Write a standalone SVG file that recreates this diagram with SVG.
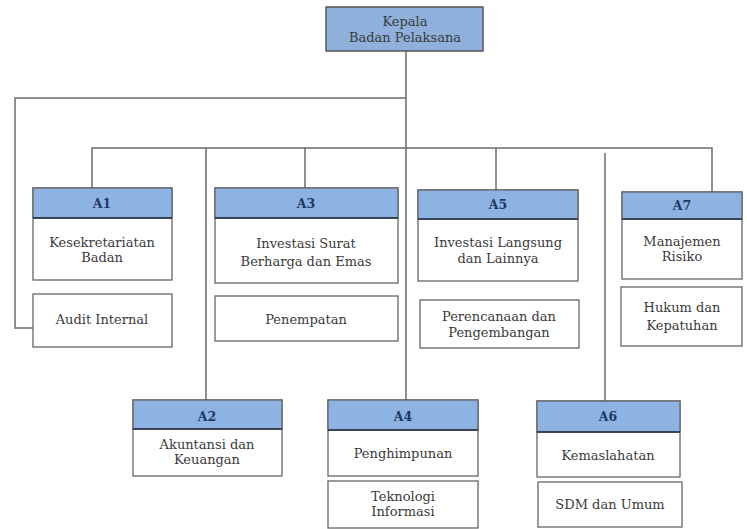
<svg xmlns="http://www.w3.org/2000/svg" width="747" height="529" viewBox="0 0 747 529">
<style>
.box{fill:#fff;stroke:#666;stroke-width:1.3}
.hdr{fill:#8db3e2;stroke:#666;stroke-width:1.3}
.sep{stroke:#1f2d45;stroke-width:1.6}
.top{fill:#8eb0db;stroke:#555;stroke-width:1.5}
.t{font-family:"DejaVu Serif",serif;font-size:13px;fill:#3a3a3a;text-anchor:middle}
.h{font-family:"DejaVu Serif",serif;font-size:12.5px;font-weight:bold;fill:#1f3864;text-anchor:middle}
.c{fill:none;stroke:#6b6b6b;stroke-width:1.5}
</style>
<rect width="747" height="529" fill="#fff"/>
<g id="connectors">
<path class="c" d="M406 51V400"/>
<path class="c" d="M406 98H15V328H33"/>
<path class="c" d="M92 188V148H712V192"/>
<path class="c" d="M206 148V400"/>
<path class="c" d="M305 148V188"/>
<path class="c" d="M496 148V190"/>
<path class="c" d="M605 153V401"/>
</g>
<g id="kepala">
<rect class="top" x="326" y="7" width="157" height="44"/>
<text class="t" x="405" y="26">Kepala</text>
<text class="t" x="405" y="42">Badan Pelaksana</text>
</g>
<g id="A1">
<rect class="box" x="33" y="188" width="139" height="92"/>
<rect class="hdr" x="33" y="188" width="139" height="30"/>
<line class="sep" x1="33" y1="218" x2="172" y2="218"/>
<text class="h" x="102" y="208">A1</text>
<text class="t" x="102" y="247">Kesekretariatan</text>
<text class="t" x="102" y="262">Badan</text>
</g>
<g id="audit">
<rect class="box" x="33" y="294" width="139" height="53"/>
<text class="t" x="102" y="324">Audit Internal</text>
</g>
<g id="A3">
<rect class="box" x="215" y="188" width="183" height="95"/>
<rect class="hdr" x="215" y="188" width="183" height="30"/>
<line class="sep" x1="215" y1="218" x2="398" y2="218"/>
<text class="h" x="306" y="208">A3</text>
<text class="t" x="306" y="248">Investasi Surat</text>
<text class="t" x="306" y="266">Berharga dan Emas</text>
</g>
<g id="penempatan">
<rect class="box" x="215" y="296" width="183" height="45"/>
<text class="t" x="306" y="324">Penempatan</text>
</g>
<g id="A5">
<rect class="box" x="418" y="190" width="160" height="91"/>
<rect class="hdr" x="418" y="190" width="160" height="29"/>
<line class="sep" x1="418" y1="219" x2="578" y2="219"/>
<text class="h" x="498" y="209">A5</text>
<text class="t" x="498" y="247">Investasi Langsung</text>
<text class="t" x="498" y="263">dan Lainnya</text>
</g>
<g id="perencanaan">
<rect class="box" x="420" y="300" width="159" height="48"/>
<text class="t" x="499" y="321">Perencanaan dan</text>
<text class="t" x="499" y="337">Pengembangan</text>
</g>
<g id="A7">
<rect class="box" x="622" y="192" width="120" height="87"/>
<rect class="hdr" x="622" y="192" width="120" height="27"/>
<line class="sep" x1="622" y1="219" x2="742" y2="219"/>
<text class="h" x="682" y="210">A7</text>
<text class="t" x="682" y="246">Manajemen</text>
<text class="t" x="682" y="261">Risiko</text>
</g>
<g id="hukum">
<rect class="box" x="621" y="287" width="121" height="59"/>
<text class="t" x="682" y="312">Hukum dan</text>
<text class="t" x="682" y="330">Kepatuhan</text>
</g>
<g id="A2">
<rect class="box" x="133" y="400" width="149" height="76"/>
<rect class="hdr" x="133" y="400" width="149" height="29"/>
<line class="sep" x1="133" y1="429" x2="282" y2="429"/>
<text class="h" x="207" y="421">A2</text>
<text class="t" x="207" y="449">Akuntansi dan</text>
<text class="t" x="207" y="464">Keuangan</text>
</g>
<g id="A4">
<rect class="box" x="328" y="400" width="150" height="76"/>
<rect class="hdr" x="328" y="400" width="150" height="30"/>
<line class="sep" x1="328" y1="430" x2="478" y2="430"/>
<text class="h" x="403" y="421">A4</text>
<text class="t" x="403" y="458">Penghimpunan</text>
</g>
<g id="teknologi">
<rect class="box" x="328" y="481" width="150" height="47"/>
<text class="t" x="403" y="501">Teknologi</text>
<text class="t" x="403" y="516">Informasi</text>
</g>
<g id="A6">
<rect class="box" x="537" y="401" width="143" height="76"/>
<rect class="hdr" x="537" y="401" width="143" height="31"/>
<line class="sep" x1="537" y1="432" x2="680" y2="432"/>
<text class="h" x="608" y="421">A6</text>
<text class="t" x="608" y="460">Kemaslahatan</text>
</g>
<g id="sdm">
<rect class="box" x="538" y="482" width="144" height="45"/>
<text class="t" x="610" y="509">SDM dan Umum</text>
</g>
</svg>
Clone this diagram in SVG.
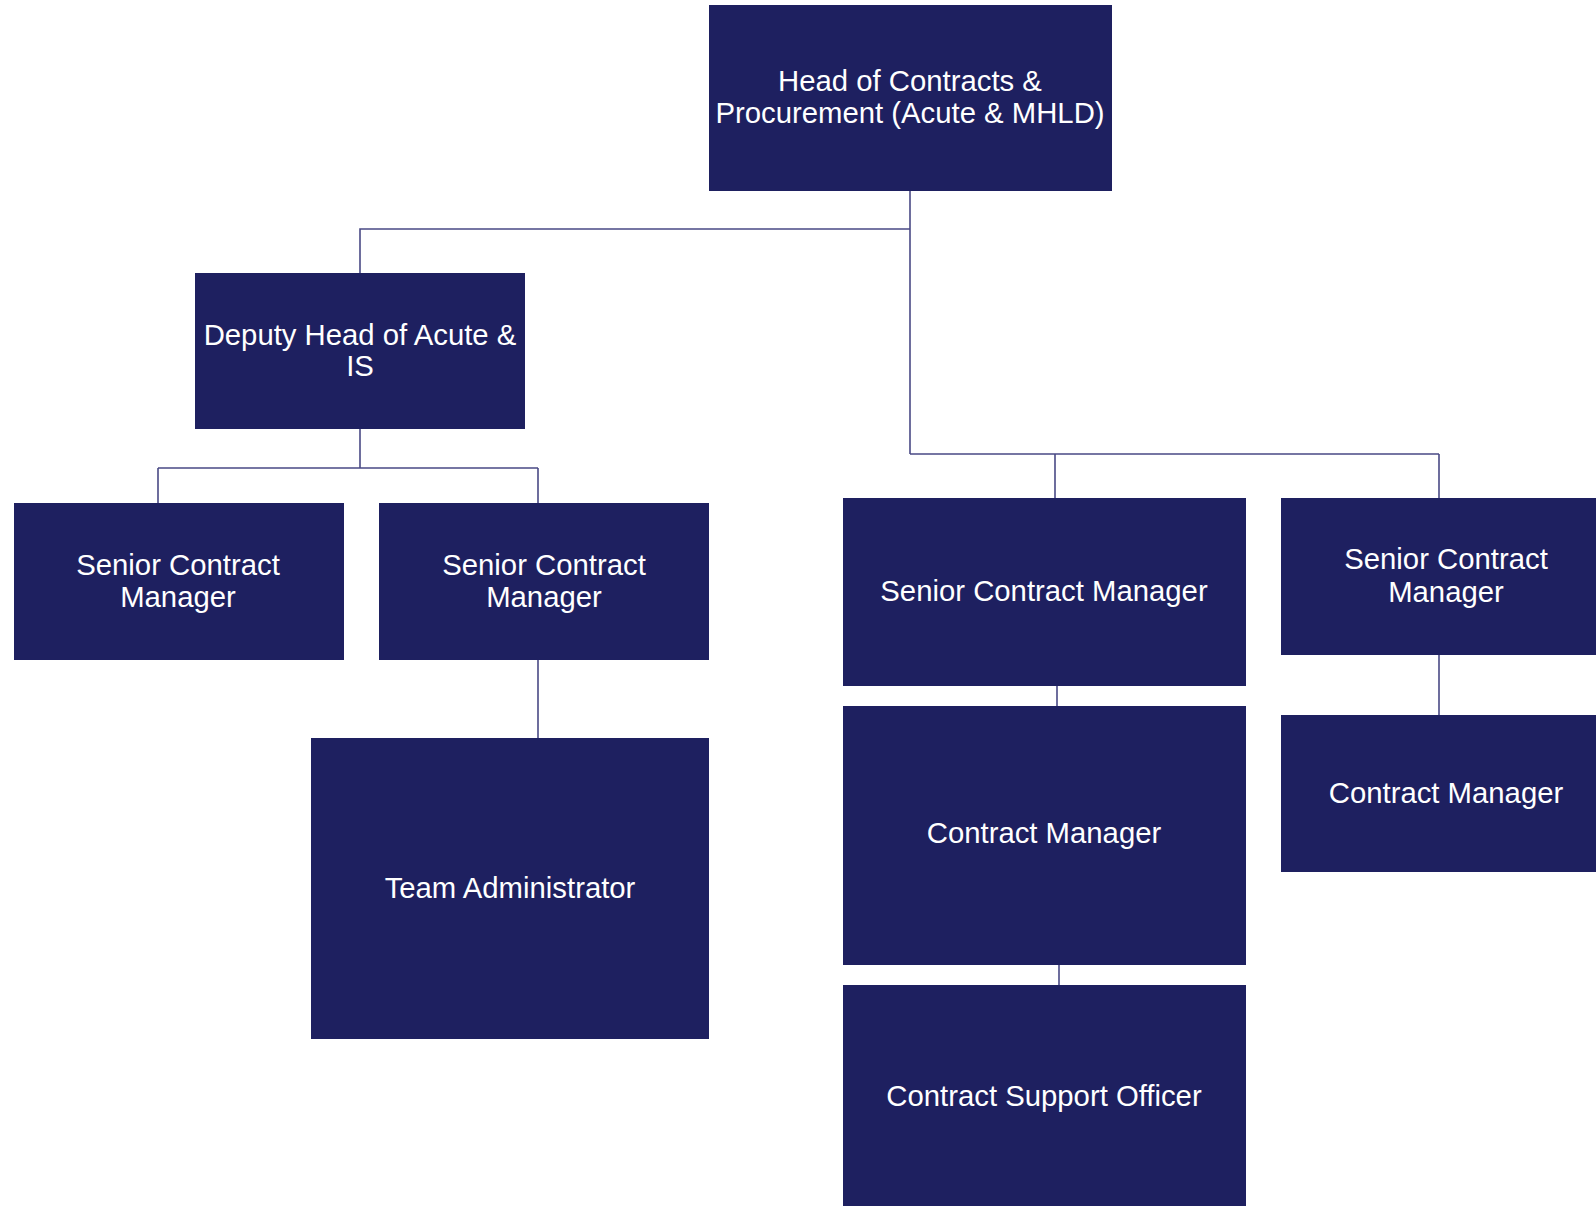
<svg xmlns="http://www.w3.org/2000/svg" width="1596" height="1206" viewBox="0 0 1596 1206">
<style>
.box{fill:#1e2060}
.lbl{fill:#ffffff;font-family:"Liberation Sans",Arial,sans-serif;font-size:29.3px;text-anchor:middle}
.conn{stroke:#4a4a85;stroke-width:1.6;fill:none}
</style>
<rect width="1596" height="1206" fill="#ffffff"/>
<g id="connectors">
<path class="conn" d="M910 191 V454 M910 229 H360 V273 M360 429 V468 M158 468 H538 M158 468 V503 M538 468 V503 M538 660 V738 M910 454 H1439 M1055 454 V498 M1439 454 V498 M1057 686 V706 M1059 965 V985 M1439 655 V715"/>
</g>
<g id="head">
<rect class="box" x="709" y="5" width="403" height="186"/>
<text class="lbl" x="910" y="91">Head of Contracts &amp;</text>
<text class="lbl" x="910" y="123">Procurement (Acute &amp; MHLD)</text>
</g>
<g id="deputy">
<rect class="box" x="195" y="273" width="330" height="156"/>
<text class="lbl" x="360" y="345">Deputy Head of Acute &amp;</text>
<text class="lbl" x="360" y="376">IS</text>
</g>
<g id="scm1">
<rect class="box" x="14" y="503" width="330" height="157"/>
<text class="lbl" x="178" y="575">Senior Contract</text>
<text class="lbl" x="178" y="607">Manager</text>
</g>
<g id="scm2">
<rect class="box" x="379" y="503" width="330" height="157"/>
<text class="lbl" x="544" y="575">Senior Contract</text>
<text class="lbl" x="544" y="607">Manager</text>
</g>
<g id="team-admin">
<rect class="box" x="311" y="738" width="398" height="301"/>
<text class="lbl" x="510" y="898">Team Administrator</text>
</g>
<g id="scm3">
<rect class="box" x="843" y="498" width="403" height="188"/>
<text class="lbl" x="1044" y="601">Senior Contract Manager</text>
</g>
<g id="scm4">
<rect class="box" x="1281" y="498" width="330" height="157"/>
<text class="lbl" x="1446" y="569">Senior Contract</text>
<text class="lbl" x="1446" y="602">Manager</text>
</g>
<g id="cm1">
<rect class="box" x="843" y="706" width="403" height="259"/>
<text class="lbl" x="1044" y="843">Contract Manager</text>
</g>
<g id="cm2">
<rect class="box" x="1281" y="715" width="330" height="157"/>
<text class="lbl" x="1446" y="803">Contract Manager</text>
</g>
<g id="cso">
<rect class="box" x="843" y="985" width="403" height="221"/>
<text class="lbl" x="1044" y="1106">Contract Support Officer</text>
</g>
</svg>
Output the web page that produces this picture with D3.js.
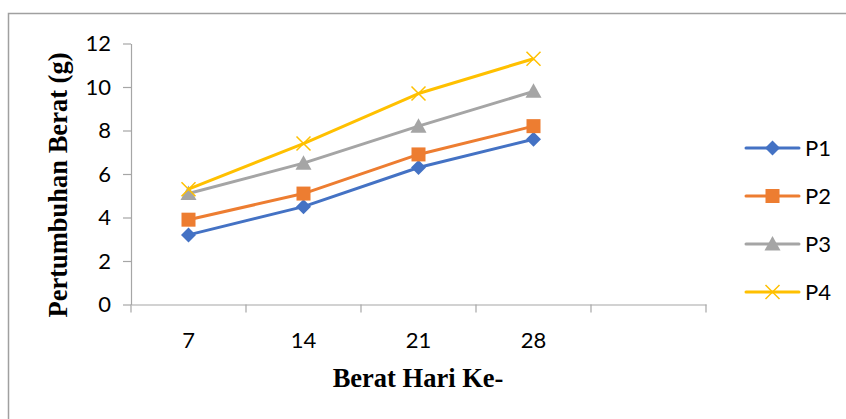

★ ★ ★ ★ ★ ★ ★

__TASK REQUIREMENTS__
Reproduce all of the material exactly, apart from the pictures.

__OUTPUT__
Write a standalone SVG file that recreates this diagram with SVG.
<svg xmlns="http://www.w3.org/2000/svg" width="747" height="529" viewBox="0 0 747 529">
<style>
.box{fill:#fff;stroke:#666;stroke-width:1.3}
.hdr{fill:#8db3e2;stroke:#666;stroke-width:1.3}
.sep{stroke:#1f2d45;stroke-width:1.6}
.top{fill:#8eb0db;stroke:#555;stroke-width:1.5}
.t{font-family:"DejaVu Serif",serif;font-size:13px;fill:#3a3a3a;text-anchor:middle}
.h{font-family:"DejaVu Serif",serif;font-size:12.5px;font-weight:bold;fill:#1f3864;text-anchor:middle}
.c{fill:none;stroke:#6b6b6b;stroke-width:1.5}
</style>
<rect width="747" height="529" fill="#fff"/>
<g id="connectors">
<path class="c" d="M406 51V400"/>
<path class="c" d="M406 98H15V328H33"/>
<path class="c" d="M92 188V148H712V192"/>
<path class="c" d="M206 148V400"/>
<path class="c" d="M305 148V188"/>
<path class="c" d="M496 148V190"/>
<path class="c" d="M605 153V401"/>
</g>
<g id="kepala">
<rect class="top" x="326" y="7" width="157" height="44"/>
<text class="t" x="405" y="26">Kepala</text>
<text class="t" x="405" y="42">Badan Pelaksana</text>
</g>
<g id="A1">
<rect class="box" x="33" y="188" width="139" height="92"/>
<rect class="hdr" x="33" y="188" width="139" height="30"/>
<line class="sep" x1="33" y1="218" x2="172" y2="218"/>
<text class="h" x="102" y="208">A1</text>
<text class="t" x="102" y="247">Kesekretariatan</text>
<text class="t" x="102" y="262">Badan</text>
</g>
<g id="audit">
<rect class="box" x="33" y="294" width="139" height="53"/>
<text class="t" x="102" y="324">Audit Internal</text>
</g>
<g id="A3">
<rect class="box" x="215" y="188" width="183" height="95"/>
<rect class="hdr" x="215" y="188" width="183" height="30"/>
<line class="sep" x1="215" y1="218" x2="398" y2="218"/>
<text class="h" x="306" y="208">A3</text>
<text class="t" x="306" y="248">Investasi Surat</text>
<text class="t" x="306" y="266">Berharga dan Emas</text>
</g>
<g id="penempatan">
<rect class="box" x="215" y="296" width="183" height="45"/>
<text class="t" x="306" y="324">Penempatan</text>
</g>
<g id="A5">
<rect class="box" x="418" y="190" width="160" height="91"/>
<rect class="hdr" x="418" y="190" width="160" height="29"/>
<line class="sep" x1="418" y1="219" x2="578" y2="219"/>
<text class="h" x="498" y="209">A5</text>
<text class="t" x="498" y="247">Investasi Langsung</text>
<text class="t" x="498" y="263">dan Lainnya</text>
</g>
<g id="perencanaan">
<rect class="box" x="420" y="300" width="159" height="48"/>
<text class="t" x="499" y="321">Perencanaan dan</text>
<text class="t" x="499" y="337">Pengembangan</text>
</g>
<g id="A7">
<rect class="box" x="622" y="192" width="120" height="87"/>
<rect class="hdr" x="622" y="192" width="120" height="27"/>
<line class="sep" x1="622" y1="219" x2="742" y2="219"/>
<text class="h" x="682" y="210">A7</text>
<text class="t" x="682" y="246">Manajemen</text>
<text class="t" x="682" y="261">Risiko</text>
</g>
<g id="hukum">
<rect class="box" x="621" y="287" width="121" height="59"/>
<text class="t" x="682" y="312">Hukum dan</text>
<text class="t" x="682" y="330">Kepatuhan</text>
</g>
<g id="A2">
<rect class="box" x="133" y="400" width="149" height="76"/>
<rect class="hdr" x="133" y="400" width="149" height="29"/>
<line class="sep" x1="133" y1="429" x2="282" y2="429"/>
<text class="h" x="207" y="421">A2</text>
<text class="t" x="207" y="449">Akuntansi dan</text>
<text class="t" x="207" y="464">Keuangan</text>
</g>
<g id="A4">
<rect class="box" x="328" y="400" width="150" height="76"/>
<rect class="hdr" x="328" y="400" width="150" height="30"/>
<line class="sep" x1="328" y1="430" x2="478" y2="430"/>
<text class="h" x="403" y="421">A4</text>
<text class="t" x="403" y="458">Penghimpunan</text>
</g>
<g id="teknologi">
<rect class="box" x="328" y="481" width="150" height="47"/>
<text class="t" x="403" y="501">Teknologi</text>
<text class="t" x="403" y="516">Informasi</text>
</g>
<g id="A6">
<rect class="box" x="537" y="401" width="143" height="76"/>
<rect class="hdr" x="537" y="401" width="143" height="31"/>
<line class="sep" x1="537" y1="432" x2="680" y2="432"/>
<text class="h" x="608" y="421">A6</text>
<text class="t" x="608" y="460">Kemaslahatan</text>
</g>
<g id="sdm">
<rect class="box" x="538" y="482" width="144" height="45"/>
<text class="t" x="610" y="509">SDM dan Umum</text>
</g>
</svg>
Clone this diagram in SVG.
<svg xmlns="http://www.w3.org/2000/svg" width="1596" height="1206" viewBox="0 0 1596 1206">
<style>
.box{fill:#1e2060}
.lbl{fill:#ffffff;font-family:"Liberation Sans",Arial,sans-serif;font-size:29.3px;text-anchor:middle}
.conn{stroke:#4a4a85;stroke-width:1.6;fill:none}
</style>
<rect width="1596" height="1206" fill="#ffffff"/>
<g id="connectors">
<path class="conn" d="M910 191 V454 M910 229 H360 V273 M360 429 V468 M158 468 H538 M158 468 V503 M538 468 V503 M538 660 V738 M910 454 H1439 M1055 454 V498 M1439 454 V498 M1057 686 V706 M1059 965 V985 M1439 655 V715"/>
</g>
<g id="head">
<rect class="box" x="709" y="5" width="403" height="186"/>
<text class="lbl" x="910" y="91">Head of Contracts &amp;</text>
<text class="lbl" x="910" y="123">Procurement (Acute &amp; MHLD)</text>
</g>
<g id="deputy">
<rect class="box" x="195" y="273" width="330" height="156"/>
<text class="lbl" x="360" y="345">Deputy Head of Acute &amp;</text>
<text class="lbl" x="360" y="376">IS</text>
</g>
<g id="scm1">
<rect class="box" x="14" y="503" width="330" height="157"/>
<text class="lbl" x="178" y="575">Senior Contract</text>
<text class="lbl" x="178" y="607">Manager</text>
</g>
<g id="scm2">
<rect class="box" x="379" y="503" width="330" height="157"/>
<text class="lbl" x="544" y="575">Senior Contract</text>
<text class="lbl" x="544" y="607">Manager</text>
</g>
<g id="team-admin">
<rect class="box" x="311" y="738" width="398" height="301"/>
<text class="lbl" x="510" y="898">Team Administrator</text>
</g>
<g id="scm3">
<rect class="box" x="843" y="498" width="403" height="188"/>
<text class="lbl" x="1044" y="601">Senior Contract Manager</text>
</g>
<g id="scm4">
<rect class="box" x="1281" y="498" width="330" height="157"/>
<text class="lbl" x="1446" y="569">Senior Contract</text>
<text class="lbl" x="1446" y="602">Manager</text>
</g>
<g id="cm1">
<rect class="box" x="843" y="706" width="403" height="259"/>
<text class="lbl" x="1044" y="843">Contract Manager</text>
</g>
<g id="cm2">
<rect class="box" x="1281" y="715" width="330" height="157"/>
<text class="lbl" x="1446" y="803">Contract Manager</text>
</g>
<g id="cso">
<rect class="box" x="843" y="985" width="403" height="221"/>
<text class="lbl" x="1044" y="1106">Contract Support Officer</text>
</g>
</svg>
Output the web page that produces this picture with D3.js.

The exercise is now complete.